> _Given request_:
Output the data word for word, dropping every image.

+---+

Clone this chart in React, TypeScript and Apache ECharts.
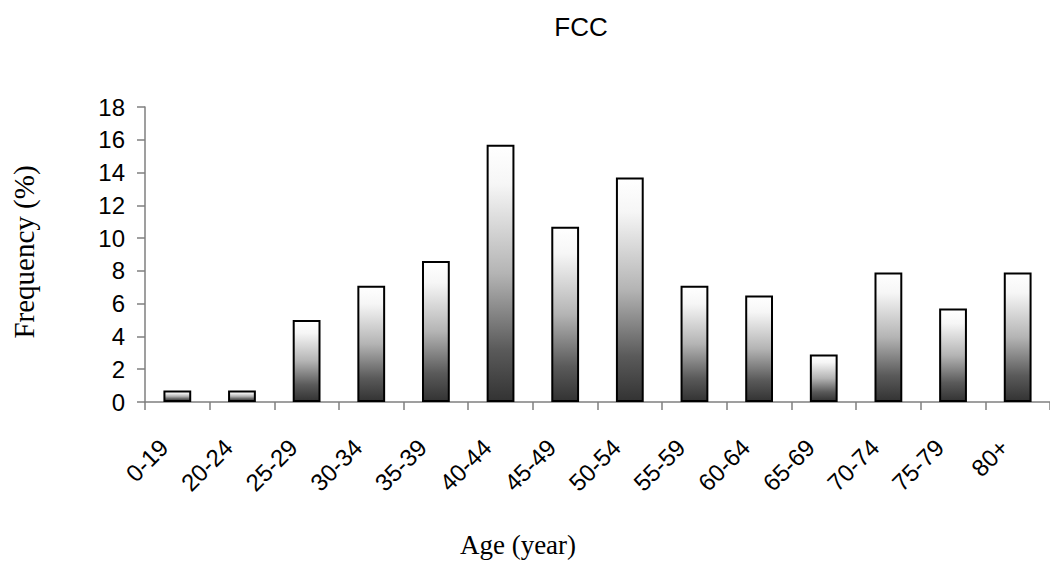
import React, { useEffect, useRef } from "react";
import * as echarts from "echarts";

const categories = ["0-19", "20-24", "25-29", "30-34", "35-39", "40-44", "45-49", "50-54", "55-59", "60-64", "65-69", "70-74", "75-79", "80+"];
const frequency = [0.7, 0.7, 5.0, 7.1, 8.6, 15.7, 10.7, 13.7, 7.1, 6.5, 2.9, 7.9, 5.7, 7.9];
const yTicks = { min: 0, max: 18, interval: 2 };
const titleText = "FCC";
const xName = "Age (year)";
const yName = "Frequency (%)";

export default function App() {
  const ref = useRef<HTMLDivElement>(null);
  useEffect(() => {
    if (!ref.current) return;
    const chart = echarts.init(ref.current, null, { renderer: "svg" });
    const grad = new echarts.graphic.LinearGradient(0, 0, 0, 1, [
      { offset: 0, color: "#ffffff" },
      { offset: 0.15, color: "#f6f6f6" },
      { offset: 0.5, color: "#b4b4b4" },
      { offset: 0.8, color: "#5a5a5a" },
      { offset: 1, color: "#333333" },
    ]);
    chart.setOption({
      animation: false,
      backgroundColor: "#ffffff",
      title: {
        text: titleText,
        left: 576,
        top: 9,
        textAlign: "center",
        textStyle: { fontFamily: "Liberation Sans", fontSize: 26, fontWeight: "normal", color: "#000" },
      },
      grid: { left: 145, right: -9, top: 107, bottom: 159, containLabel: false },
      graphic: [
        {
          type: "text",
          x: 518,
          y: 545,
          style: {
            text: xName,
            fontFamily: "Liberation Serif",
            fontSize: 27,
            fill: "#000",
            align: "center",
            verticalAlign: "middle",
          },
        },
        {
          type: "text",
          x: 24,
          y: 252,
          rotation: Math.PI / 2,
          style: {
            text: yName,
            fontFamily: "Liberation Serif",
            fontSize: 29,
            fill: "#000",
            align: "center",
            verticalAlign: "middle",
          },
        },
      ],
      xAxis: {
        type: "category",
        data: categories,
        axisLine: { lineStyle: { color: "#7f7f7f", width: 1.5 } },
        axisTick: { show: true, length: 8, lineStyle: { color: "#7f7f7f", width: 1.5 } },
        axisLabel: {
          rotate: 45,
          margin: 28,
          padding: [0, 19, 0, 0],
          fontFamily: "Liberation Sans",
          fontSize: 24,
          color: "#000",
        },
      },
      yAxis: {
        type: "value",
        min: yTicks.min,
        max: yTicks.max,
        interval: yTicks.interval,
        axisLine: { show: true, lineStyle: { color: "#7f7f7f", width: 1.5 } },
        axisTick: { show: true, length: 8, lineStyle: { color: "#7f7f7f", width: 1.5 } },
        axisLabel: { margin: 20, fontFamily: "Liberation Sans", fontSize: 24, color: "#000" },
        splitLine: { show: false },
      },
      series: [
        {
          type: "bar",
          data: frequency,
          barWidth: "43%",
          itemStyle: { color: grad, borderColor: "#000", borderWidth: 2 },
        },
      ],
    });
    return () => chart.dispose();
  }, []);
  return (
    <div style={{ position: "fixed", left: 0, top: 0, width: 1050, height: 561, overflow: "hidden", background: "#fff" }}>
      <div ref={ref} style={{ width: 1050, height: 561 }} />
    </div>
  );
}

+---+

> _Solution to this exercise_:
Clone this chart in React, TypeScript and Apache ECharts.
import React, { useEffect, useRef } from "react";
import * as echarts from "echarts";

const categories = ["0-19", "20-24", "25-29", "30-34", "35-39", "40-44", "45-49", "50-54", "55-59", "60-64", "65-69", "70-74", "75-79", "80+"];
const frequency = [0.7, 0.7, 5.0, 7.1, 8.6, 15.7, 10.7, 13.7, 7.1, 6.5, 2.9, 7.9, 5.7, 7.9];
const yTicks = { min: 0, max: 18, interval: 2 };
const titleText = "FCC";
const xName = "Age (year)";
const yName = "Frequency (%)";

export default function App() {
  const ref = useRef<HTMLDivElement>(null);
  useEffect(() => {
    if (!ref.current) return;
    const chart = echarts.init(ref.current, null, { renderer: "svg" });
    const grad = new echarts.graphic.LinearGradient(0, 0, 0, 1, [
      { offset: 0, color: "#ffffff" },
      { offset: 0.15, color: "#f6f6f6" },
      { offset: 0.5, color: "#b4b4b4" },
      { offset: 0.8, color: "#5a5a5a" },
      { offset: 1, color: "#333333" },
    ]);
    chart.setOption({
      animation: false,
      backgroundColor: "#ffffff",
      title: {
        text: titleText,
        left: 576,
        top: 9,
        textAlign: "center",
        textStyle: { fontFamily: "Liberation Sans", fontSize: 26, fontWeight: "normal", color: "#000" },
      },
      grid: { left: 145, right: -9, top: 107, bottom: 159, containLabel: false },
      graphic: [
        {
          type: "text",
          x: 518,
          y: 545,
          style: {
            text: xName,
            fontFamily: "Liberation Serif",
            fontSize: 27,
            fill: "#000",
            align: "center",
            verticalAlign: "middle",
          },
        },
        {
          type: "text",
          x: 24,
          y: 252,
          rotation: Math.PI / 2,
          style: {
            text: yName,
            fontFamily: "Liberation Serif",
            fontSize: 29,
            fill: "#000",
            align: "center",
            verticalAlign: "middle",
          },
        },
      ],
      xAxis: {
        type: "category",
        data: categories,
        axisLine: { lineStyle: { color: "#7f7f7f", width: 1.5 } },
        axisTick: { show: true, length: 8, lineStyle: { color: "#7f7f7f", width: 1.5 } },
        axisLabel: {
          rotate: 45,
          margin: 28,
          padding: [0, 19, 0, 0],
          fontFamily: "Liberation Sans",
          fontSize: 24,
          color: "#000",
        },
      },
      yAxis: {
        type: "value",
        min: yTicks.min,
        max: yTicks.max,
        interval: yTicks.interval,
        axisLine: { show: true, lineStyle: { color: "#7f7f7f", width: 1.5 } },
        axisTick: { show: true, length: 8, lineStyle: { color: "#7f7f7f", width: 1.5 } },
        axisLabel: { margin: 20, fontFamily: "Liberation Sans", fontSize: 24, color: "#000" },
        splitLine: { show: false },
      },
      series: [
        {
          type: "bar",
          data: frequency,
          barWidth: "43%",
          itemStyle: { color: grad, borderColor: "#000", borderWidth: 2 },
        },
      ],
    });
    return () => chart.dispose();
  }, []);
  return (
    <div style={{ position: "fixed", left: 0, top: 0, width: 1050, height: 561, overflow: "hidden", background: "#fff" }}>
      <div ref={ref} style={{ width: 1050, height: 561 }} />
    </div>
  );
}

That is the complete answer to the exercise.